CAVUTO: But nevertheless, I mean, whether it`s -- they`re finally calling it a war on terror or what have you, I mean, there still seems something systemic in the process, whether you`re Republican or Democrat...
STEELE: Right.
CAVUTO: ... where they don`t talk to one another. They don`t communicate.
(CROSSTALK)
CAVUTO: And again and again, this reminds me of what led up to 9/11. They weren`t -- they weren`t connecting even the simplest of puzzles, here.
STEELE: Well, think about -- but think about it this way, Neil. Between 9/11 and 2008, you didn`t hear of this type of miscommunication and this type of misdirection and dismissing information that`s coming in from embassies in places like Yemen, for goodness sakes.
That`s because the Bush administration had a particular emphasis. They understood what it was they were engaged in. The battle before them was this war, as they described and defined, on terror.
CAVUTO: But couldn`t this have been a case, Michael, where -- again, I`m not casting sides here...
STEELE: Sure.
CAVUTO: These guys need to get lucky just once, right? So they could have gotten lucky just once under the last president...
(CROSSTALK)
STEELE: Exactly. But, again, I go back to the point -- look, I applaud the president for pulling in his team and sitting down and going, "What happened?

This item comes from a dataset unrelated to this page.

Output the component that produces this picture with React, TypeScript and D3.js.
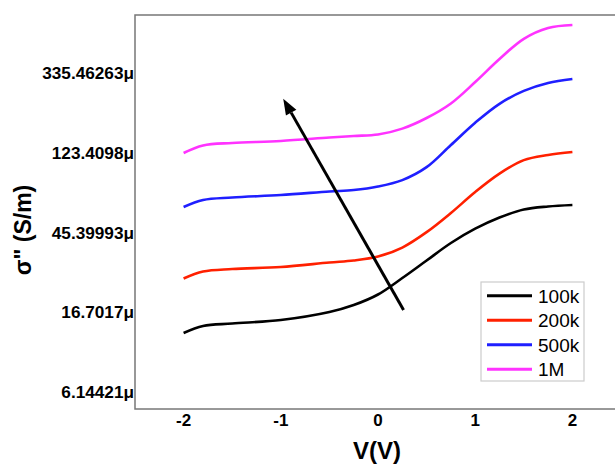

Let`s figure out how we fix this so we don`t have this problem going forward."
Where my concern still remains, as I talk about in the book, is, when you refuse to call a thing what it is, then the American people and those of us outside, look at it and go, well, if you won`t call it what we see it to be...
CAVUTO: You`re talking about the war on terror?
STEELE: The war on terror.
(CROSSTALK)
STEELE: Or calling a terrorist a terrorist, as opposed to a criminal defendant.
CAVUTO: Do you think we`re trying to be too, you know, politically correct on this?
STEELE: No, I don`t think you need to be politically correct because it sets a tone...
(CROSSTALK)
CAVUTO: Let`s say you`re a TSA agent, all right, and a Muslim -- a Muslim guy is coming through the line. Would you pull him aside?
STEELE: No. Now you`re talking about something completely different.
CAVUTO: No, I`m talking about -- because that`s part of being vigilant.
STEELE: Well, but that`s -- but no, that`s not part of being vigilant. That`s something very different, which is not what America`s about and it`s not what we want to have happen here. This isn`t about singling out Muslims or those of the Islamic faith.
CAVUTO: But we do single out all the time, right?
There`s talk today that these Yemeni transfers from Gitmo are -- might ends up in Illinois.
STEELE: Yes, but to the point that you made initially, and I think that`s really where it is, when you build in the infrastructure and the network in which you`re not destabilizing central intelligence and their communications with national security and the FBI and even local law enforcement instead of -- you`re enhancing that, then the information you get flows through appropriately and you can put in place the checks and balances.
More to the point, if you build out your network on the ground in places like Yemen, in places like Afghanistan and so forth, you then enhance the opportunity to not make those mistakes going forward. You don`t have to single out someone or profile them because of their faith to get at the bad actors here. I mean, it`s pretty obvious, if you build the network in place.
But, you know, going back to the 70s, to the Carter presidency, where they destabilized the Central Intelligence Agency, where they took away the ability to collect this information, 30-plus years ago, and now you layer on top of that the inability to do the enhanced interrogations to get this information.